Indexing is the step that takes the approved text from the Conversion stage and makes it searchable. Once a document finishes indexing, the AI Assistant and Agentic Workflows can find and use it.

You don't need to do anything to trigger indexing — it runs automatically when you (or Arcanna) approve a document. From your point of view, an approved document simply transitions from Indexing to Indexed in the UI and starts showing up in search results.

What happens during indexing

Three things happen, and they happen automatically:

  1. The text is split into smaller passages. Arcanna doesn't index a document as one giant blob — it breaks it into passages that preserve the document's structure (sections, lists, tables stay together where possible). This is what lets retrieval find the specific paragraph answering a question, rather than just the document it lives in.
  2. Each passage is turned into a numerical representation (an embedding). Arcanna uses a state-of-the-art multilingual model that handles all the languages your documents are typically written in with the same shared model.
  3. The passages and their embeddings are stored. Together with the document metadata, the passages become searchable using both keyword matching and semantic similarity.

Languages

Arcanna uses a single multilingual model for embeddings, so you don't need to configure a language per collection or per document. Documents in mixed languages, or collections that contain a mix of English and Romanian (or any other supported language), work out of the box. Queries in one language can also retrieve relevant passages from documents written in another, because both end up in the same shared semantic space.

When does Arcanna re-index a document?

Re-indexing happens automatically in three situations:

  • You edit the text and approve again. Saving new text removes the old version from search and re-indexes from the new content, so search results are never stale.
  • You retry indexing manually. If the indexing status is Error, the UI offers a retry action that re-runs only the indexing step — conversion is not redone.
  • A document is approved for the first time. Approval is what triggers the initial indexing job.

Re-indexing never re-runs the conversion stage. Arcanna treats the (possibly edited) text as the source of truth at indexing time.

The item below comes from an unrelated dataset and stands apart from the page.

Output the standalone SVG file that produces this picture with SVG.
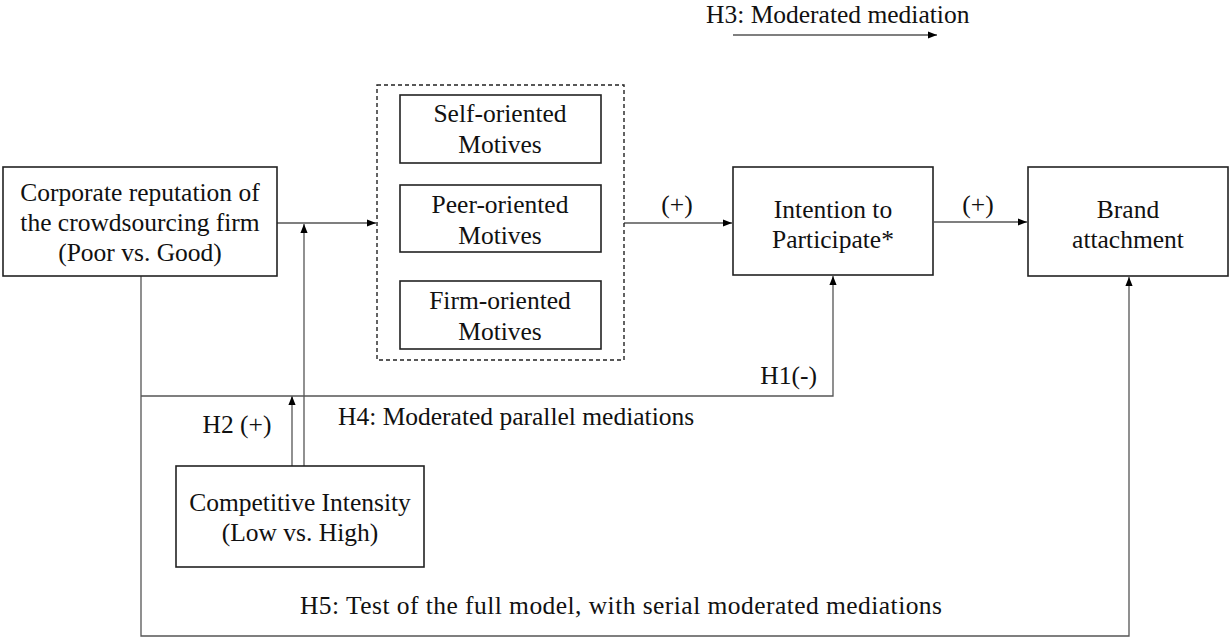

What this means for your search results

Two consequences of how indexing works are worth keeping in mind when you're authoring or curating content:

  • Passages preserve structure. Well-structured documents (proper headings, real lists, clean tables) split into clean passages, which retrieve cleanly. Documents that are one long wall of text split less informatively. This is another reason native formats beat PDFs.
  • Search is semantic, not just keyword based. Arcanna finds passages that mean the same thing as the query, not just passages that share words with it. A question about "credential rotation" can retrieve a passage that talks about "password renewal" — they end up close to each other in the shared embedding space.